Goal of the exercise
How many lines in the entries below contain "would"? Answer with the number only.

==============================

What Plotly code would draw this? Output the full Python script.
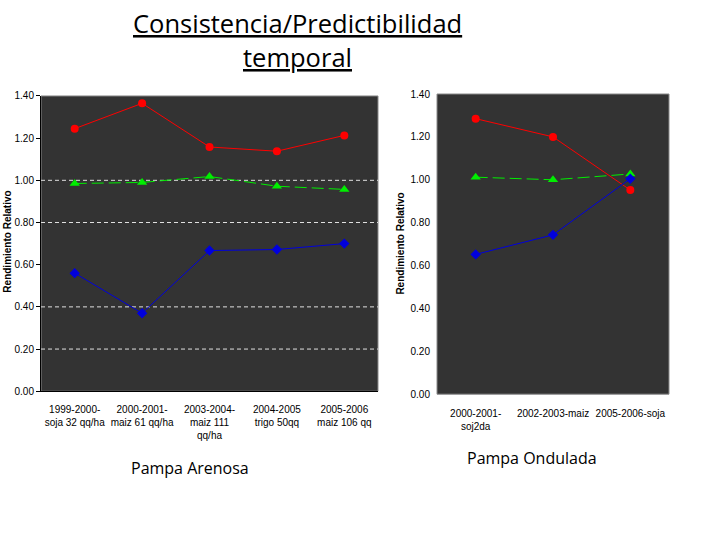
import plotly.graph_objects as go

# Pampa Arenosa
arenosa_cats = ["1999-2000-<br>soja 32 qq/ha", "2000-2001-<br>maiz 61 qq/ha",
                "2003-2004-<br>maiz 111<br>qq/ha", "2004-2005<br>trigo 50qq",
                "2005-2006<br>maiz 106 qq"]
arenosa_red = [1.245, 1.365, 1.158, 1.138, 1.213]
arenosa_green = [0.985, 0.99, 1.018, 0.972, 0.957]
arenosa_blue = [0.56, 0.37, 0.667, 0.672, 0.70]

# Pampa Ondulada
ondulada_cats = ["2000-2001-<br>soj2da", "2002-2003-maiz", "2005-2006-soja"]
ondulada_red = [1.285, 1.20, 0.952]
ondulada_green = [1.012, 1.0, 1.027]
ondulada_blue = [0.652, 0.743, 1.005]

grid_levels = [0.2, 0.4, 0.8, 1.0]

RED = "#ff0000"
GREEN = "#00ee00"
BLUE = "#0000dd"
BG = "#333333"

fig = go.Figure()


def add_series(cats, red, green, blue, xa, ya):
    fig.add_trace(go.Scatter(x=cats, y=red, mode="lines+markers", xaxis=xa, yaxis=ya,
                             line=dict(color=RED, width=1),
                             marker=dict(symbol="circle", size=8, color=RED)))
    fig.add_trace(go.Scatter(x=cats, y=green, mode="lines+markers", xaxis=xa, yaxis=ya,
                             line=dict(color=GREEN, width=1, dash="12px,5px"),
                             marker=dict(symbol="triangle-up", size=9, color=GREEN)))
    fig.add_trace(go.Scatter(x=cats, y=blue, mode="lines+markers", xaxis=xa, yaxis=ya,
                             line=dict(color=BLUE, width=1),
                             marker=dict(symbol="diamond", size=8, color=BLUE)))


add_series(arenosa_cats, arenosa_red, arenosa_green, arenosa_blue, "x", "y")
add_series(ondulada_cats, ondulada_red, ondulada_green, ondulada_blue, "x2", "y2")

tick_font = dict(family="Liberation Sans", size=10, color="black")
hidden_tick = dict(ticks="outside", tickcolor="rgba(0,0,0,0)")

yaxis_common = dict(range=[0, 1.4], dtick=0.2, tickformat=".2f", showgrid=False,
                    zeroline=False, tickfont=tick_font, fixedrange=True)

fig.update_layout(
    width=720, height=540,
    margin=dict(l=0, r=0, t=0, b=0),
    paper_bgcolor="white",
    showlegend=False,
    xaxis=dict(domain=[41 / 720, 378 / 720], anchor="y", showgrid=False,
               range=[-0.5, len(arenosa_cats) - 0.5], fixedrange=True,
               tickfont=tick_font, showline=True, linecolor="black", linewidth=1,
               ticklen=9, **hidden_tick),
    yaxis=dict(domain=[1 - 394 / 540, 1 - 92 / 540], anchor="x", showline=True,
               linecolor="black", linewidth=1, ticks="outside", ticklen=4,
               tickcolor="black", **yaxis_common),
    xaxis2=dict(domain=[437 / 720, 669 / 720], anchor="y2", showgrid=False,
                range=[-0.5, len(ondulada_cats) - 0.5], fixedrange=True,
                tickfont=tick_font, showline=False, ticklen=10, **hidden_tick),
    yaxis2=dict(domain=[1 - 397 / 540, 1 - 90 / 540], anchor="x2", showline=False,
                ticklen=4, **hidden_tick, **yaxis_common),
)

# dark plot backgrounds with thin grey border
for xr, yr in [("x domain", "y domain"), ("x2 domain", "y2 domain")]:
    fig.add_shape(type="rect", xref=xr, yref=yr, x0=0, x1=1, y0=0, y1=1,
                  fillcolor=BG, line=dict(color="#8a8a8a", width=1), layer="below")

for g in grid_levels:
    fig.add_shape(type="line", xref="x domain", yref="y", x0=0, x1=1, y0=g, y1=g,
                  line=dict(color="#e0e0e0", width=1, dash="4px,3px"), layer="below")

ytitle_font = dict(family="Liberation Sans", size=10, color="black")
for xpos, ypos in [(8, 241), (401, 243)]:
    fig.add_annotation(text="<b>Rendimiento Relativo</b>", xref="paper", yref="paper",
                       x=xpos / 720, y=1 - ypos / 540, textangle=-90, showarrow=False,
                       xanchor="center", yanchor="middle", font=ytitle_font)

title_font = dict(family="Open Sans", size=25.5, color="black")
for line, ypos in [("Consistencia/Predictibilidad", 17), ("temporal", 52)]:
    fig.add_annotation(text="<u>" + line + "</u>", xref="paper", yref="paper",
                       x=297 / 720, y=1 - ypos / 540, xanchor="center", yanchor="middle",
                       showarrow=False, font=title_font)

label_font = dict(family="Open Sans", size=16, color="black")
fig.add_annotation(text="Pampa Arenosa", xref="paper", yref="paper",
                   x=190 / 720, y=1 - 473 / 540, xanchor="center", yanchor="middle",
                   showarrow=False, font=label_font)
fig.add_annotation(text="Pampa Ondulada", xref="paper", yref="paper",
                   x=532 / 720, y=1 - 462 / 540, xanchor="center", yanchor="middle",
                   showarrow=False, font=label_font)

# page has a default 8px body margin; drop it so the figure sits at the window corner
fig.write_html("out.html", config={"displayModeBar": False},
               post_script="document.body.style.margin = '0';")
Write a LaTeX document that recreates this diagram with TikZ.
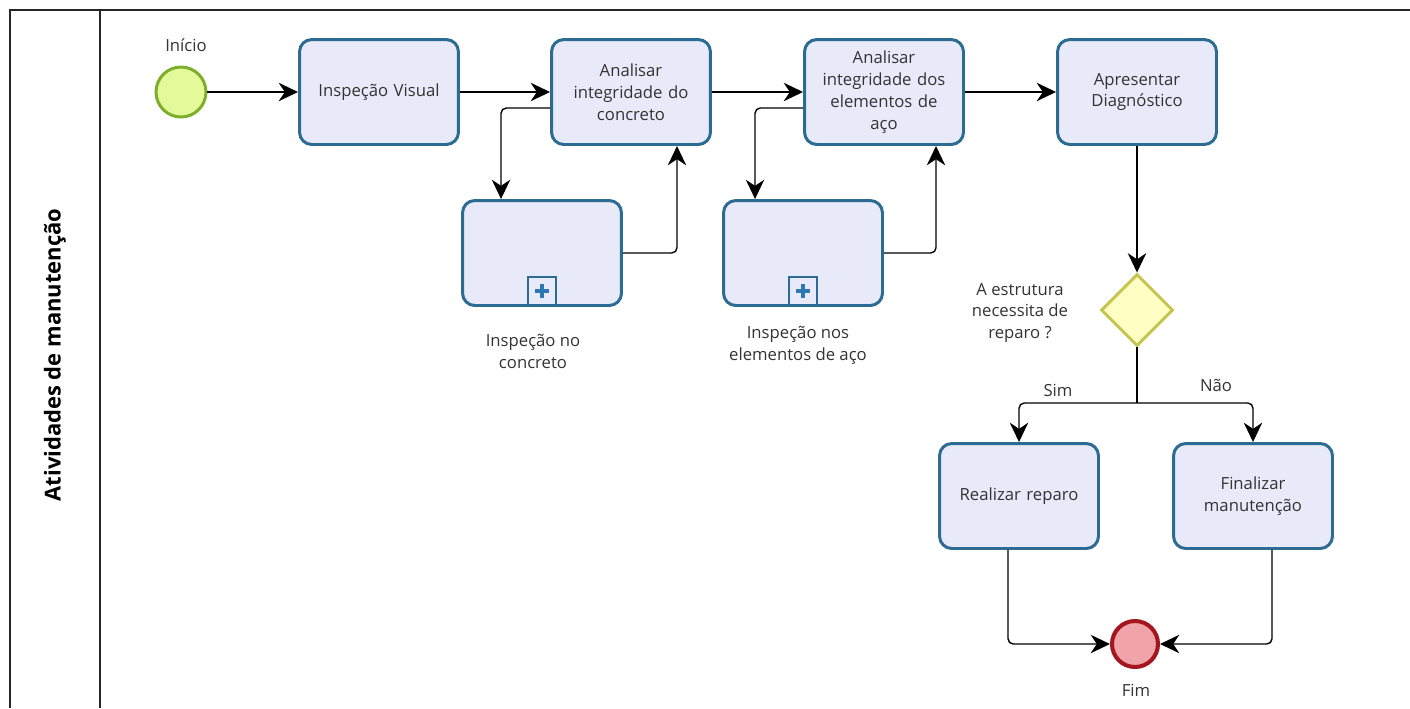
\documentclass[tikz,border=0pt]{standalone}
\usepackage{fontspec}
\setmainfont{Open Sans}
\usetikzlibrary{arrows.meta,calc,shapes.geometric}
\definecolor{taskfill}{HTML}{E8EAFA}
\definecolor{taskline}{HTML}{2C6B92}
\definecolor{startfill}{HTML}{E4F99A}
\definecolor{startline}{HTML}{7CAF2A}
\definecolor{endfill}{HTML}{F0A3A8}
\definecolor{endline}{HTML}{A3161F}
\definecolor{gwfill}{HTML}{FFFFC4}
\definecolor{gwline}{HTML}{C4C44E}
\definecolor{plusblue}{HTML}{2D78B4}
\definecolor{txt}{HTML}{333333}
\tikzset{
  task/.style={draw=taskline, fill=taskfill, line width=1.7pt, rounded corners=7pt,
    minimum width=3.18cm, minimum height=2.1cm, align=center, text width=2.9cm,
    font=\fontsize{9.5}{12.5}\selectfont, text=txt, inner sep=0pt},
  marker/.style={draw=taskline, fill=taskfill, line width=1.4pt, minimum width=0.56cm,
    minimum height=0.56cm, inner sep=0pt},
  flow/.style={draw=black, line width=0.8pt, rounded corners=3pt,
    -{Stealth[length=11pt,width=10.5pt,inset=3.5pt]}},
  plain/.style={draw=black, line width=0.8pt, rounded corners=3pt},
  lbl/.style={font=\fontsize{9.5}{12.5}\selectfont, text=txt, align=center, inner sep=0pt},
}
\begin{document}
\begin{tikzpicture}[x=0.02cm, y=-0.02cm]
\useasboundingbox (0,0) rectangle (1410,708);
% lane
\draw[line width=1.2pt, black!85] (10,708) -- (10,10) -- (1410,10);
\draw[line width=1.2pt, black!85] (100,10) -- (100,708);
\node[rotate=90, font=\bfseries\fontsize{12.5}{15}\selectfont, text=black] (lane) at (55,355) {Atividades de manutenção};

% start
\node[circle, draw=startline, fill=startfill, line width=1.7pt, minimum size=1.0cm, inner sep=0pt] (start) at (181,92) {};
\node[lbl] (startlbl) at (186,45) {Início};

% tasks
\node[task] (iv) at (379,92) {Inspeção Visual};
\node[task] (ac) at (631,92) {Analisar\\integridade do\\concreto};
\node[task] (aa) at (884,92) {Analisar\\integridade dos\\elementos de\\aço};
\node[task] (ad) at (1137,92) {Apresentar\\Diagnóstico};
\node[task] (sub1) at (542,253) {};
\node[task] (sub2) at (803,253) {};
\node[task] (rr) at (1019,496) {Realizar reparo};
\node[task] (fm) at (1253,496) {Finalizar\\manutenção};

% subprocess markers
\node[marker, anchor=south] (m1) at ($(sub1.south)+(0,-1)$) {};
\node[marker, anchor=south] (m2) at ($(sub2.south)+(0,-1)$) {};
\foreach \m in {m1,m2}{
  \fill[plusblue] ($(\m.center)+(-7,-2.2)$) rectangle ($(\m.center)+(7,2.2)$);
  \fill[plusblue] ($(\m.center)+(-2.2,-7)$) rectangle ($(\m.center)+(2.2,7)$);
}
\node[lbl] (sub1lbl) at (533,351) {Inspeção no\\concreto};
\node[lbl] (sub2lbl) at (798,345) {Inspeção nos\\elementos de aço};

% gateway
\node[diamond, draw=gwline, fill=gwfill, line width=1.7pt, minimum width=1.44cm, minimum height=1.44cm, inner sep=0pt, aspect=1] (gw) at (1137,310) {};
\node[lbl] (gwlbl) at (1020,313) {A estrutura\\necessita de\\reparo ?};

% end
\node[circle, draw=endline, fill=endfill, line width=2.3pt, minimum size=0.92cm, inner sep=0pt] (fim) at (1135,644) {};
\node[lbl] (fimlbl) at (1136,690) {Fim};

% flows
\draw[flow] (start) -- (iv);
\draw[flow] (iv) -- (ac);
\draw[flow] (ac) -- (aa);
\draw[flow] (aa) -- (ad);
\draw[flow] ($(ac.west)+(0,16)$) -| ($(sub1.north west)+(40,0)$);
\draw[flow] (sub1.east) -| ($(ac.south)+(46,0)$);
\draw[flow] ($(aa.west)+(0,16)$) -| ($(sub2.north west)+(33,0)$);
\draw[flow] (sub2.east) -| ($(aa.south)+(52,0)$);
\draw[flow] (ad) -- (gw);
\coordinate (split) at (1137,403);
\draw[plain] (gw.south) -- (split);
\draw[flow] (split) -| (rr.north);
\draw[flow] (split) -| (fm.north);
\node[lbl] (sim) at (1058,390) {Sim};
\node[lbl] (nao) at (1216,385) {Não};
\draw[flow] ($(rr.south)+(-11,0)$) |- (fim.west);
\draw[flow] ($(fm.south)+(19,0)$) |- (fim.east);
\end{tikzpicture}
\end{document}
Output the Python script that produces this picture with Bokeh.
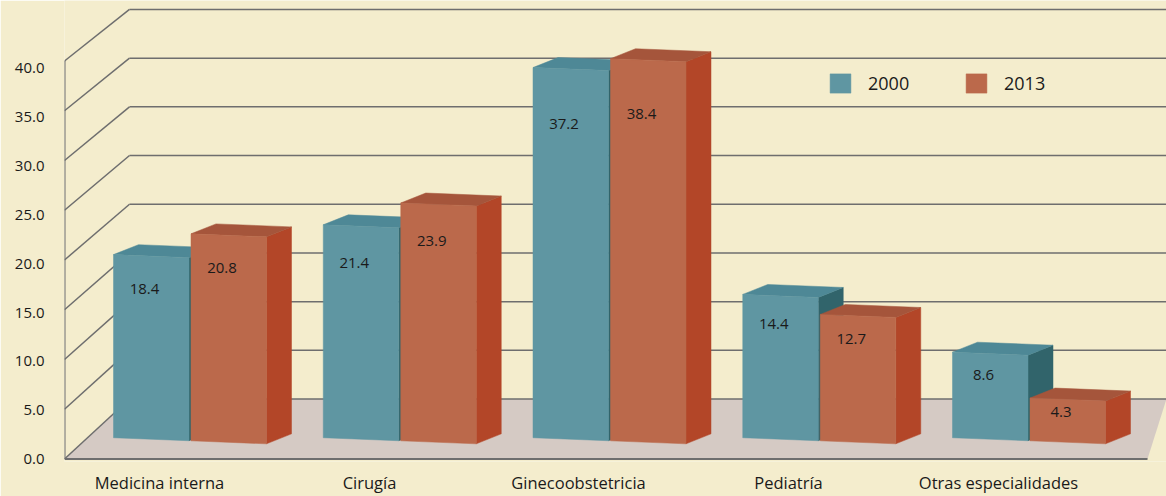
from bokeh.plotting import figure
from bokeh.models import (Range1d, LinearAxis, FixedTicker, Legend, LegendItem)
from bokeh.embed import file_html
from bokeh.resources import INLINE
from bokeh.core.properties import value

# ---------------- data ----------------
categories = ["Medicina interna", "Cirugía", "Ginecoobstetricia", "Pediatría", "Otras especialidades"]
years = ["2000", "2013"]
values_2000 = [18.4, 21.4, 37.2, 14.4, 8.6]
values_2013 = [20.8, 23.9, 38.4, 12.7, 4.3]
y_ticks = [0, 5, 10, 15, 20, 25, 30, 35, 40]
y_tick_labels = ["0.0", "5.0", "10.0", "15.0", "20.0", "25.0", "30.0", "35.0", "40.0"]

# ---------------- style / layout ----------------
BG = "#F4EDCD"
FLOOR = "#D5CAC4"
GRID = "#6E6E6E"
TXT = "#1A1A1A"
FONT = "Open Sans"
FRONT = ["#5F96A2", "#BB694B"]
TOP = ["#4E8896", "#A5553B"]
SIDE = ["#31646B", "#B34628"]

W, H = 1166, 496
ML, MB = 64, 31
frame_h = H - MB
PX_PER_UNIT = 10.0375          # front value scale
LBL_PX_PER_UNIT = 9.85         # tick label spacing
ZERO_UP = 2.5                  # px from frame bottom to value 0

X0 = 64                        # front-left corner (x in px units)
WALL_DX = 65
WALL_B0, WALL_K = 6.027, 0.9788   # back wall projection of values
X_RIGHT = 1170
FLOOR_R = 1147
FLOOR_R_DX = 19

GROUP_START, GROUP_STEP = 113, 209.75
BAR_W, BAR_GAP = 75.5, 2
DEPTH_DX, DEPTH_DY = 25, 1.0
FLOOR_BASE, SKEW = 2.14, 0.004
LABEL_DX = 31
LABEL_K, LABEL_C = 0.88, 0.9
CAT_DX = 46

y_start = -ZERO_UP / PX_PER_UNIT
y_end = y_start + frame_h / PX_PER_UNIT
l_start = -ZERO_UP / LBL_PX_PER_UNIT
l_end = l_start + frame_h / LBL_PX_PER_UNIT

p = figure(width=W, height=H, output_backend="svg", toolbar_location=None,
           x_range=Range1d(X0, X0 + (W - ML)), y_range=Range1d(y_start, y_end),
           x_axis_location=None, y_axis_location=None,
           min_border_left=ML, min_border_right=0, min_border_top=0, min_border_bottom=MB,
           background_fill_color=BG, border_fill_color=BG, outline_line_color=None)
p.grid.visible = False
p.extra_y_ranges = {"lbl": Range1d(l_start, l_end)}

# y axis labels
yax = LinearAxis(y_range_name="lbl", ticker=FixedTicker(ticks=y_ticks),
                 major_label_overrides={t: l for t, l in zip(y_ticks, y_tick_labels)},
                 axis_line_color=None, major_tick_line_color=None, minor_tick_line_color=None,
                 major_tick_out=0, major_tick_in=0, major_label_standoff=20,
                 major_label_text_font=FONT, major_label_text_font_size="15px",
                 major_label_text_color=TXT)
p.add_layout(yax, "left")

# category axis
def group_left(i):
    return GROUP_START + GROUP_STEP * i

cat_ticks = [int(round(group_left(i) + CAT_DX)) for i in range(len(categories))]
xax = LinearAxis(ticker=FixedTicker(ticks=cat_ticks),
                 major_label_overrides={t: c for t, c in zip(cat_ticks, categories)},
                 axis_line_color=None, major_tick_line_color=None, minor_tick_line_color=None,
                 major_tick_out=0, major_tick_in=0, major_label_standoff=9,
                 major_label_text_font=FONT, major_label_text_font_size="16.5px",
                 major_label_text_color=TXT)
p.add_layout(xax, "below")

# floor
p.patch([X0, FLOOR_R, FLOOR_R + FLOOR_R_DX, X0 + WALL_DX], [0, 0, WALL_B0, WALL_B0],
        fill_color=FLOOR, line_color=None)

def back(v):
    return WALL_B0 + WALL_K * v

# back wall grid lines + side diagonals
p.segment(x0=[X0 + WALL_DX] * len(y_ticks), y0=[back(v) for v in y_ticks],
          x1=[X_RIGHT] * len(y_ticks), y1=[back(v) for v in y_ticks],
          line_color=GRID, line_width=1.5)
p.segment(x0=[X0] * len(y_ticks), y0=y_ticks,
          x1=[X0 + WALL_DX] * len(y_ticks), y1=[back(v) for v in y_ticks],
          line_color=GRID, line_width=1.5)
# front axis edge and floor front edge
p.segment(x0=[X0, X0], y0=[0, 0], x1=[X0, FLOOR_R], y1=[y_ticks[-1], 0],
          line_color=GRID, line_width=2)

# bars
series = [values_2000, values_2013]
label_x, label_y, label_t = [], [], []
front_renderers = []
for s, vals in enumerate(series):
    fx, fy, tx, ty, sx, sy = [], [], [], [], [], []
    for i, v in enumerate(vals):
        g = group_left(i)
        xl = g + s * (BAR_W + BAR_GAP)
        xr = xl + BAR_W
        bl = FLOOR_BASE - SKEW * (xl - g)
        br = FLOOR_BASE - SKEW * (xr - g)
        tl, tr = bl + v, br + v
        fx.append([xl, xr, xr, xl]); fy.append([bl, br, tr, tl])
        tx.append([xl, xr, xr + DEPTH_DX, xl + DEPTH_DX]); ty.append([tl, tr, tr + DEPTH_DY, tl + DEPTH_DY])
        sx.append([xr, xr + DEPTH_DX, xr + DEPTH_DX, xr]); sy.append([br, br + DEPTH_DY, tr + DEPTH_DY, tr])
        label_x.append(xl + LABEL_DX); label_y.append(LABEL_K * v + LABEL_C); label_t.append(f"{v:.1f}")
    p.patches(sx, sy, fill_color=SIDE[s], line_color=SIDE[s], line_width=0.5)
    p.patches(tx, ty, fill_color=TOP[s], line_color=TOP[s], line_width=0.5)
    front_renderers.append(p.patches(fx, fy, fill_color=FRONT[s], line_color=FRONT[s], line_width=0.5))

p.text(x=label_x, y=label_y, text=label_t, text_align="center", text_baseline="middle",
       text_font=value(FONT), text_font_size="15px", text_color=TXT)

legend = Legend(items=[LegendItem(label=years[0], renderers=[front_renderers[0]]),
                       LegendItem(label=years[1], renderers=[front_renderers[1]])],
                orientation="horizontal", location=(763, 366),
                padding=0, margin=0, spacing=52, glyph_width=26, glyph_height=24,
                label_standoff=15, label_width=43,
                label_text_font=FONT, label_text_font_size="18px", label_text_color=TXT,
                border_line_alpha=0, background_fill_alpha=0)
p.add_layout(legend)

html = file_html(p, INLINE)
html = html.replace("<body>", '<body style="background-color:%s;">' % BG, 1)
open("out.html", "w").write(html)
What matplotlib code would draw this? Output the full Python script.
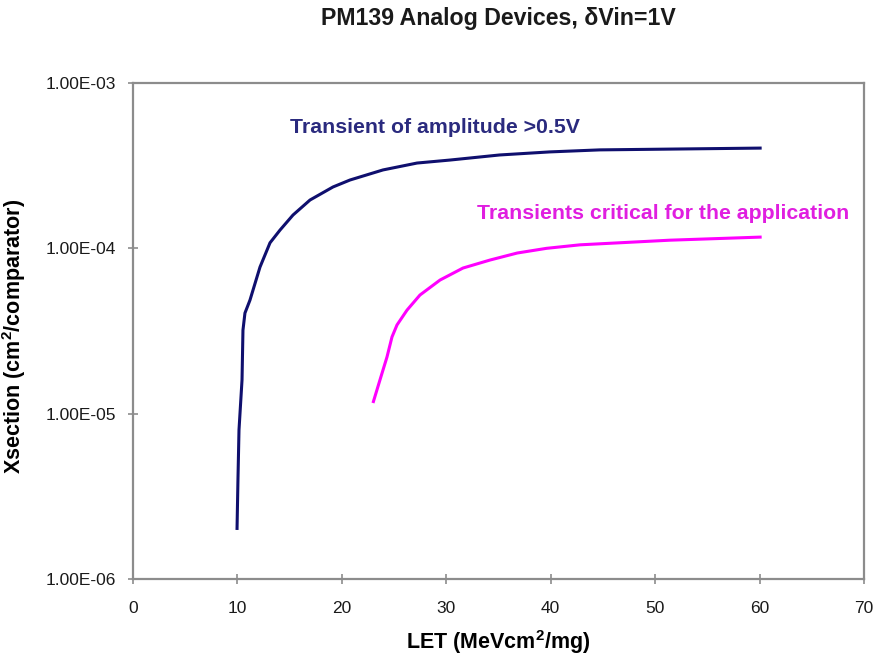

==============================

Problem solution
2